For the same ratio but different absolute numerical values, which is the red and green cross in Figure 6b please see Supporting Information Figure S2.

3.5. Photocurrent Induced by Illumination

Count the ion flux at three cross-sections, which were perpendicular to the x-axis in a nanochannel, located at the right middle of the channel and $\pm 3.7\mathrm{nm}$. The mean of three counts was the flux at a specific case. The stand deviation was calculated as an error bar. All the results were shown in Figure 7.

It is shown in Figure 7a that the photocurrent has no apparent difference with surface charge density at 0, $-17.2$, and $+17.2$ $\mathrm{mC}/{\mathrm{m}}^2$. But Figure 7b,c show the difference in the contribution of different types of ions to the photocurrent. Firstly, when the surface is not charged (black square symbol), the potassium ion has more current contribution (flux rate) than the chloride ion due to the size-dependent properties. Potassium ion has a smaller diameter, which tends to get through the nanochannel much easier.

Secondly, when the channel surface was doping with charge, the ions with anti-charge play the most important part in the current flow. The difference in diffusion can be attributed to the ability for active ion sieving. By charging the surface with a negative charge, ${\mathrm{K}}^{+}$ can be effectively pumped over three times than ${\mathrm{Cl}}^{-}$ (red circle marks in Figure 7b,c) with the same total photocurrent as the uncharged situation (Figure 7a). This phenomenon was due to the electrostatic repulsion between the surface charge and ions.

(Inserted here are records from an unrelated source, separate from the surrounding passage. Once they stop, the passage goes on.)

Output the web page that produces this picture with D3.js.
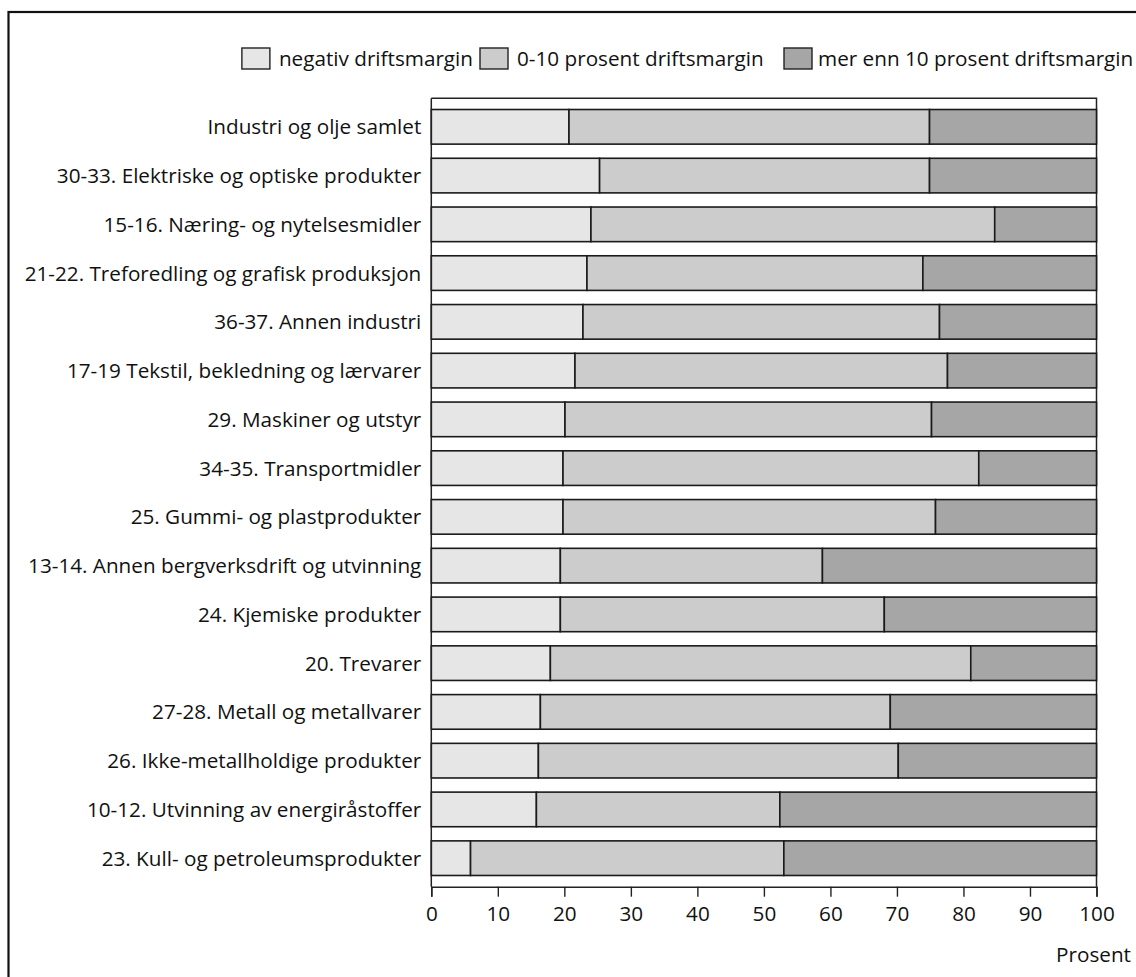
<!DOCTYPE html>
<html><head><meta charset="utf-8">
<script src="https://cdn.jsdelivr.net/npm/d3@7"></script>
<style>body{margin:0;background:#fff}svg{display:block}text{font-family:"Open Sans",sans-serif;fill:#111}</style>
</head><body>
<svg id="c" width="1136" height="977"></svg>
<script>
const categories = [
  "Industri og olje samlet",
  "30-33. Elektriske og optiske produkter",
  "15-16. Næring- og nytelsesmidler",
  "21-22. Treforedling og grafisk produksjon",
  "36-37. Annen industri",
  "17-19 Tekstil, bekledning og lærvarer",
  "29. Maskiner og utstyr",
  "34-35. Transportmidler",
  "25. Gummi- og plastprodukter",
  "13-14. Annen bergverksdrift og utvinning",
  "24. Kjemiske produkter",
  "20. Trevarer",
  "27-28. Metall og metallvarer",
  "26. Ikke-metallholdige produkter",
  "10-12. Utvinning av energiråstoffer",
  "23. Kull- og petroleumsprodukter"
];
// share of firms (percent) in each operating-margin group
const negativ   = [20.7, 25.3, 24.0, 23.4, 22.8, 21.6, 20.1, 19.8, 19.8, 19.4, 19.4, 17.9, 16.4, 16.1, 15.8, 5.9];
const nullTilTi = [54.2, 49.6, 60.7, 50.5, 53.6, 56.0, 55.1, 62.5, 56.0, 39.4, 48.7, 63.2, 52.6, 54.1, 36.6, 47.1];
const overTi    = [25.1, 25.1, 15.3, 26.1, 23.6, 22.4, 24.8, 17.7, 24.2, 41.2, 31.9, 18.9, 31.0, 29.8, 47.6, 47.0];
const seriesNames = ["negativ driftsmargin", "0-10 prosent driftsmargin", "mer enn 10 prosent driftsmargin"];
const seriesColors = ["#e6e6e6", "#cccccc", "#a6a6a6"];
const xTicks = [0,10,20,30,40,50,60,70,80,90,100];
const xTitle = "Prosent";

const FS = "20.7px";
const svg = d3.select("#c");
const pL = 431.3, pR = 1096.5, pT = 98.3, pB = 886.7;

// outer frame (extends beyond the picture on right/bottom)
svg.append("rect").attr("x",8.5).attr("y",12).attr("width",1300).attr("height",1100)
  .attr("fill","none").attr("stroke","#111").attr("stroke-width",2.2);

const x = d3.scaleLinear().domain([0,100]).range([pL,pR]);
const y = d3.scaleBand().domain(categories).range([pT,pB]).paddingInner(0.29).paddingOuter(0.23);

const rows = categories.map((c,i)=>({cat:c, negativ:negativ[i], nullTilTi:nullTilTi[i], overTi:overTi[i]}));
const keys = ["negativ","nullTilTi","overTi"];
const stacked = d3.stack().keys(keys)(rows);

// plot frame (top and right)
svg.append("path").attr("d",`M${pL},${pT}H${pR}V${pB}`).attr("fill","none")
  .attr("stroke","#222").attr("stroke-width",1.5);

const g = svg.append("g");
stacked.forEach((s,k)=>{
  g.selectAll(null).data(s).enter().append("rect")
    .attr("x",d=>x(d[0])).attr("width",d=>x(Math.min(100,d[1]))-x(d[0]))
    .attr("y",d=>y(d.data.cat)).attr("height",y.bandwidth())
    .attr("fill",seriesColors[k]).attr("stroke","#1a1a1a").attr("stroke-width",1.6);
});

// y axis line and labels
svg.append("line").attr("x1",pL).attr("x2",pL).attr("y1",pT).attr("y2",pB)
  .attr("stroke","#222").attr("stroke-width",1.5);
svg.selectAll(null).data(categories).enter().append("text")
  .attr("x",pL-10).attr("y",d=>y(d)+y.bandwidth()/2).attr("dy","0.36em")
  .attr("text-anchor","end").style("font-size",FS).text(d=>d);

// x axis
const xAxis = svg.append("g").attr("transform",`translate(0,${pB})`)
  .call(d3.axisBottom(x).tickValues(xTicks).tickSize(10).tickPadding(10).tickFormat(d3.format("d")));
xAxis.select(".domain").attr("stroke","#222").attr("stroke-width",1.5);
xAxis.selectAll(".tick line").attr("stroke","#222").attr("stroke-width",1.4);
xAxis.selectAll(".tick text").style("font-size",FS).style("font-family","Open Sans").attr("fill","#111");
svg.append("text").attr("x",1131).attr("y",955).attr("dy","0.36em").attr("text-anchor","end")
  .style("font-size",FS).text(xTitle);

// legend
const legText = [[473,"end"],[517,"start"],[818,"start"]];
const legBoxX = [null,480,784];
seriesNames.forEach((n,i)=>{
  const t = svg.append("text").attr("x",legText[i][0]).attr("y",59).attr("dy","0.36em")
    .attr("text-anchor",legText[i][1]).style("font-size",FS).text(n);
  const bx = legBoxX[i] !== null ? legBoxX[i] : legText[i][0] - t.node().getComputedTextLength() - 9 - 28;
  svg.append("rect").attr("x",bx).attr("y",48).attr("width",28).attr("height",21)
    .attr("fill",seriesColors[i]).attr("stroke","#222").attr("stroke-width",1.4);
});
</script>
</body></html>
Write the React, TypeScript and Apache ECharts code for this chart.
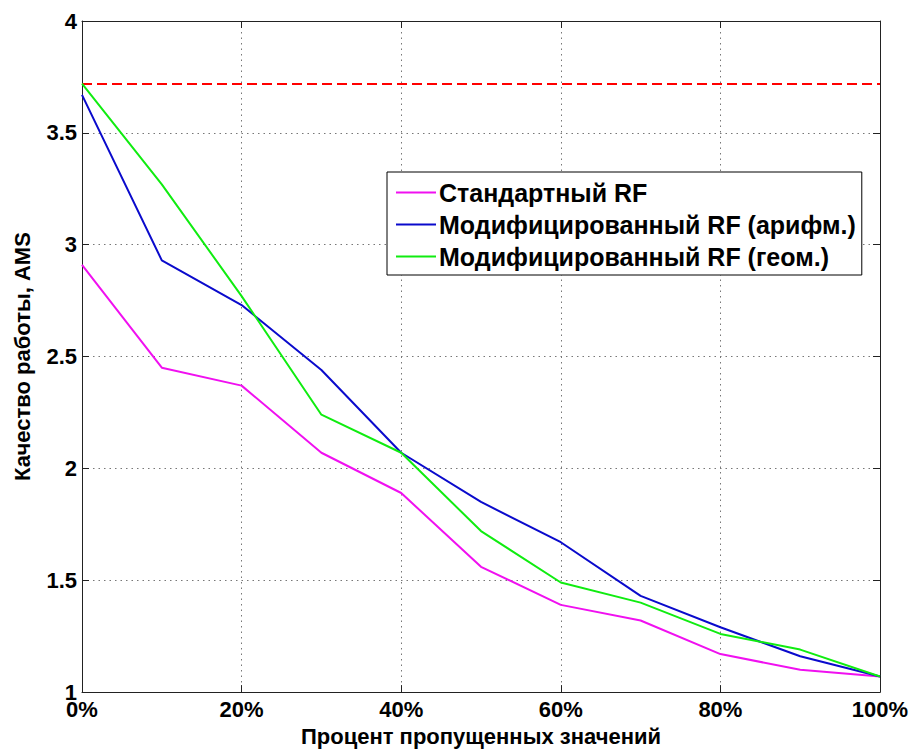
import React, { useEffect, useRef } from "react";
import * as echarts from "echarts";

const xValues = [0, 10, 20, 30, 40, 50, 60, 70, 80, 90, 100];
const standardRF = [2.91, 2.45, 2.37, 2.07, 1.89, 1.56, 1.39, 1.32, 1.17, 1.1, 1.07];
const modArithRF = [3.67, 2.93, 2.73, 2.44, 2.07, 1.85, 1.67, 1.43, 1.29, 1.16, 1.07];
const modGeomRF = [3.72, 3.27, 2.77, 2.24, 2.07, 1.72, 1.49, 1.4, 1.26, 1.19, 1.07];
const referenceLevel = 3.72;
const seriesNames = [
  "Стандартный RF",
  "Модифицированный RF (арифм.)",
  "Модифицированный RF (геом.)",
];
const seriesColors = ["#f010f0", "#0a0acc", "#10ec10"];
const xTitle = "Процент пропущенных значений";
const yTitle = "Качество работы, AMS";

const FONT = "'Liberation Sans', Arial, sans-serif";

export default function App() {
  const ref = useRef<HTMLDivElement>(null);
  useEffect(() => {
    document.body.style.margin = "0";
    const chart = echarts.init(ref.current!, null, { renderer: "svg" });
    const allSeries = [standardRF, modArithRF, modGeomRF];
    const series: any[] = allSeries.map((vals, i) => ({
      name: seriesNames[i],
      type: "line",
      xAxisIndex: 0,
      yAxisIndex: 0,
      symbol: "none",
      data: xValues.map((x, j) => [x, vals[j]]),
      lineStyle: { color: seriesColors[i], width: 2 },
      itemStyle: { color: seriesColors[i] },
      z: 3 + i,
    }));
    series.push({
      name: "ref",
      type: "line",
      xAxisIndex: 0,
      yAxisIndex: 0,
      symbol: "none",
      data: [],
      markLine: {
        silent: true,
        symbol: "none",
        label: { show: false },
        lineStyle: { color: "#ff0000", width: 2, type: [10, 5] },
        data: [{ yAxis: referenceLevel }],
      },
    });
    const gridLine = { show: true, lineStyle: { color: "#777", width: 1, type: [1.5, 4] } };
    chart.setOption({
      animation: false,
      backgroundColor: "#fff",
      grid: { left: 82, top: 21, right: 33, bottom: 56, containLabel: false },
      legend: {
        data: seriesNames,
        orient: "vertical",
        left: 387,
        top: 172,
        backgroundColor: "#fff",
        borderColor: "#000",
        borderWidth: 1,
        borderRadius: 0,
        padding: [8, 6, 6, 9],
        itemGap: 7,
        itemWidth: 40,
        itemHeight: 2,
        icon: "rect",
        textStyle: {
          fontFamily: FONT,
          fontWeight: "bold",
          fontSize: 25,
          color: "#000",
          lineHeight: 25,
          padding: [0, 0, 0, -2],
        },
      },
      xAxis: [
        {
          type: "value",
          min: 0,
          max: 100,
          interval: 20,
          position: "bottom",
          name: xTitle,
          nameLocation: "middle",
          nameGap: 30,
          nameTextStyle: { fontFamily: FONT, fontWeight: "bold", fontSize: 22, color: "#000" },
          axisLine: { show: true, onZero: false, lineStyle: { color: "#222", width: 1 } },
          axisTick: { show: true, inside: true, length: 7, lineStyle: { color: "#222" } },
          axisLabel: {
            formatter: "{value}%",
            fontFamily: FONT,
            fontWeight: "bold",
            fontSize: 22,
            color: "#000",
            margin: 6,
          },
          splitLine: gridLine,
        },
        {
          type: "value",
          min: 0,
          max: 100,
          interval: 20,
          position: "top",
          axisLine: { show: true, onZero: false, lineStyle: { color: "#222", width: 1 } },
          axisTick: { show: true, inside: true, length: 7, lineStyle: { color: "#222" } },
          axisLabel: { show: false },
          splitLine: { show: false },
        },
      ],
      yAxis: [
        {
          type: "value",
          min: 1,
          max: 4,
          interval: 0.5,
          position: "left",
          name: yTitle,
          nameLocation: "middle",
          nameGap: 49,
          nameRotate: 90,
          nameTextStyle: { fontFamily: FONT, fontWeight: "bold", fontSize: 22, color: "#000" },
          axisLine: { show: true, onZero: false, lineStyle: { color: "#222", width: 1 } },
          axisTick: { show: true, inside: true, length: 7, lineStyle: { color: "#222" } },
          axisLabel: {
            fontFamily: FONT,
            fontWeight: "bold",
            fontSize: 22,
            color: "#000",
            margin: 5,
          },
          splitLine: gridLine,
        },
        {
          type: "value",
          min: 1,
          max: 4,
          interval: 0.5,
          position: "right",
          axisLine: { show: true, onZero: false, lineStyle: { color: "#222", width: 1 } },
          axisTick: { show: true, inside: true, length: 7, lineStyle: { color: "#222" } },
          axisLabel: { show: false },
          splitLine: { show: false },
        },
      ],
      series,
    });
    return () => chart.dispose();
  }, []);
  return <div ref={ref} style={{ width: 913, height: 752 }} />;
}
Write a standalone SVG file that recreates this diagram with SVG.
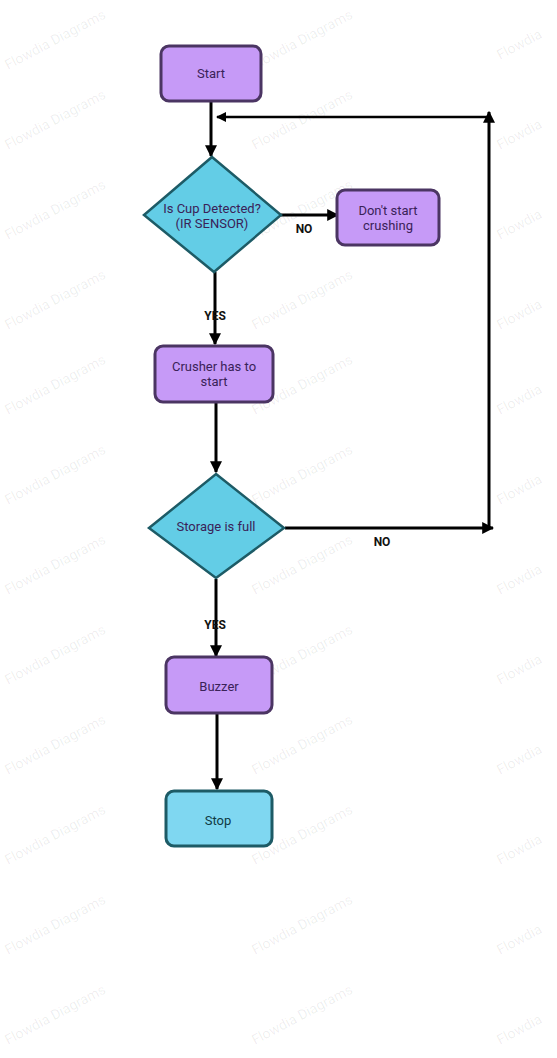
<svg xmlns="http://www.w3.org/2000/svg" width="557" height="1058" viewBox="0 0 557 1058">
<style>
.proc{fill:#c69af7;stroke:#4b3563;stroke-width:3}
.dec{fill:#63cde6;stroke:#1d5b66;stroke-width:2.5}
.term{fill:#7fd7f1;stroke:#1d5b66;stroke-width:3}
.t{font-family:Roboto,"Liberation Sans",sans-serif;font-size:13px;text-anchor:middle}
.tp{fill:#3a2258}
.tb{fill:#0f3a44}
.lbl{font-family:Roboto,"Liberation Sans",sans-serif;font-size:12px;font-weight:bold;fill:#111;text-anchor:middle}
.c{fill:none;stroke:#000;stroke-width:3;marker-end:url(#ah)}
.wm{font-family:Roboto,"Liberation Sans",sans-serif;font-size:14px;fill:#000;fill-opacity:0.07}
</style>
<defs>
<marker id="ah" viewBox="0 0 10 10" refX="9" refY="5" markerWidth="4" markerHeight="4" orient="auto" markerUnits="strokeWidth">
<path d="M0,0 L10,5 L0,10 z" fill="#000"/>
</marker>
</defs>
<rect width="557" height="1058" fill="#fff"/>
<g id="watermarks">
<text class="wm" transform="translate(8,70) rotate(-28)">Flowdia Diagrams</text>
<text class="wm" transform="translate(8,150) rotate(-28)">Flowdia Diagrams</text>
<text class="wm" transform="translate(8,240) rotate(-28)">Flowdia Diagrams</text>
<text class="wm" transform="translate(8,330) rotate(-28)">Flowdia Diagrams</text>
<text class="wm" transform="translate(8,415) rotate(-28)">Flowdia Diagrams</text>
<text class="wm" transform="translate(8,505) rotate(-28)">Flowdia Diagrams</text>
<text class="wm" transform="translate(8,595) rotate(-28)">Flowdia Diagrams</text>
<text class="wm" transform="translate(8,685) rotate(-28)">Flowdia Diagrams</text>
<text class="wm" transform="translate(8,775) rotate(-28)">Flowdia Diagrams</text>
<text class="wm" transform="translate(8,865) rotate(-28)">Flowdia Diagrams</text>
<text class="wm" transform="translate(8,955) rotate(-28)">Flowdia Diagrams</text>
<text class="wm" transform="translate(8,1045) rotate(-28)">Flowdia Diagrams</text>
<text class="wm" transform="translate(255,70) rotate(-28)">Flowdia Diagrams</text>
<text class="wm" transform="translate(255,150) rotate(-28)">Flowdia Diagrams</text>
<text class="wm" transform="translate(255,240) rotate(-28)">Flowdia Diagrams</text>
<text class="wm" transform="translate(255,330) rotate(-28)">Flowdia Diagrams</text>
<text class="wm" transform="translate(255,415) rotate(-28)">Flowdia Diagrams</text>
<text class="wm" transform="translate(255,505) rotate(-28)">Flowdia Diagrams</text>
<text class="wm" transform="translate(255,595) rotate(-28)">Flowdia Diagrams</text>
<text class="wm" transform="translate(255,685) rotate(-28)">Flowdia Diagrams</text>
<text class="wm" transform="translate(255,775) rotate(-28)">Flowdia Diagrams</text>
<text class="wm" transform="translate(255,865) rotate(-28)">Flowdia Diagrams</text>
<text class="wm" transform="translate(255,955) rotate(-28)">Flowdia Diagrams</text>
<text class="wm" transform="translate(255,1045) rotate(-28)">Flowdia Diagrams</text>
<text class="wm" transform="translate(500,60) rotate(-28)">Flowdia</text>
<text class="wm" transform="translate(500,150) rotate(-28)">Flowdia</text>
<text class="wm" transform="translate(500,240) rotate(-28)">Flowdia</text>
<text class="wm" transform="translate(500,330) rotate(-28)">Flowdia</text>
<text class="wm" transform="translate(500,415) rotate(-28)">Flowdia</text>
<text class="wm" transform="translate(500,505) rotate(-28)">Flowdia</text>
<text class="wm" transform="translate(500,595) rotate(-28)">Flowdia</text>
<text class="wm" transform="translate(500,685) rotate(-28)">Flowdia</text>
<text class="wm" transform="translate(500,775) rotate(-28)">Flowdia</text>
<text class="wm" transform="translate(500,865) rotate(-28)">Flowdia</text>
<text class="wm" transform="translate(500,955) rotate(-28)">Flowdia</text>
<text class="wm" transform="translate(500,1045) rotate(-28)">Flowdia</text>
</g>
<g id="connectors">
<path class="c" d="M211,102 L211,156"/>
<path class="c" d="M489,117 L217,117" style="stroke-width:2.5"/>
<path class="c" d="M281,215 L338,215"/>
<text class="lbl" x="304" y="233">NO</text>
<path class="c" d="M215,272 L215,344"/>
<text class="lbl" x="215" y="320">YES</text>
<path class="c" d="M216,403 L216,472"/>
<path class="c" d="M285,528 L493,528"/>
<text class="lbl" x="382" y="546">NO</text>
<path class="c" d="M489,529 L489,112"/>
<path class="c" d="M216,579 L216,656"/>
<text class="lbl" x="215" y="629">YES</text>
<path class="c" d="M217,714 L217,789"/>
</g>
<g id="start">
<rect class="proc" x="161" y="46" width="100" height="55" rx="8"/>
<text class="t tp" x="211" y="78">Start</text>
</g>
<g id="cup-detected">
<polygon class="dec" points="212,157 281,215 214,272 144,215"/>
<text class="t tp" x="212" y="213">Is Cup Detected?</text>
<text class="t tp" x="212" y="228">(IR SENSOR)</text>
</g>
<g id="dont-start">
<rect class="proc" x="337" y="190" width="102" height="55" rx="8"/>
<text class="t tp" x="388" y="215">Don't start</text>
<text class="t tp" x="388" y="230">crushing</text>
</g>
<g id="crusher">
<rect class="proc" x="155" y="346" width="118" height="56" rx="8"/>
<text class="t tp" x="214" y="371">Crusher has to</text>
<text class="t tp" x="214" y="386">start</text>
</g>
<g id="storage">
<polygon class="dec" points="216,474 284,528 216,578 149,528"/>
<text class="t tp" x="216" y="531">Storage is full</text>
</g>
<g id="buzzer">
<rect class="proc" x="166" y="657" width="106" height="56" rx="8"/>
<text class="t tp" x="219" y="691">Buzzer</text>
</g>
<g id="stop">
<rect class="term" x="166" y="791" width="106" height="55" rx="8"/>
<text class="t tb" x="218" y="825">Stop</text>
</g>
</svg>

When surface charge density increases to $-34.4\mathrm{mC}/{\mathrm{m}}^2$, the photocurrent reduces in Figure 7a (blue symbol). On the one hand, enhanced surface charge thickens the electrical double layer [53], which reduces the effective channel height. On the other hand, a negative surface charge prevents chloride ions from getting into the nanochannel. The above two reasons result in that only potassium ion can get through the nanochannel, and photocurrent reduces than those with less surface charge density.

4. Conclusions

In this work, we build a light-induced carriers’ diffusion model basing on our previous experimental results. This model can reveal the light-induced ion transport mechanism and predict the ion behavior under different operational situations and material characters. We find that illustrate position affects the asymmetry of charge distribution, which causes the voltage difference between the two board sides with a positive correlation. Choose the material with higher photoresponsivity will also enhance the charge distribution asymmetry, bringing a larger voltage difference. However, a higher recombination coefficient also increases voltage difference, which is not intuitionistic. Here we study absolute charge distributions and propose a plausible diffusion constitutive equation, like Fick’s law. It is shown that a higher recombination coefficient indeed decreases two types of charge distribution, whereas the net charge distribution increases due to diffusion coefficient difference, which enriches the voltage difference. According to our carriers’ diffusion model, two types of charge migration depends on their diffusion coefficient. Thus, net charge distribution is strongly affected by the diffusion coefficient ratio. The diffusion ability is more different when the voltage difference is higher. Furthermore, the absolute numerical number of diffusion coefficients has no significant effect on voltage difference with the same ratio. We can conclude that illuminate asymmetry and diffusion process decide voltage difference. We build up a simulation box based on voltage difference to study the ion transport behavior along with different nanochannel surface charges with molecular simulation. We find that moderate surface charge decreases the ion transport with the same type of charge due to the electrostatic repulsion. However, excess surface charge blocks both cation and anion because a thicker electrical double layer decreases effective channel height.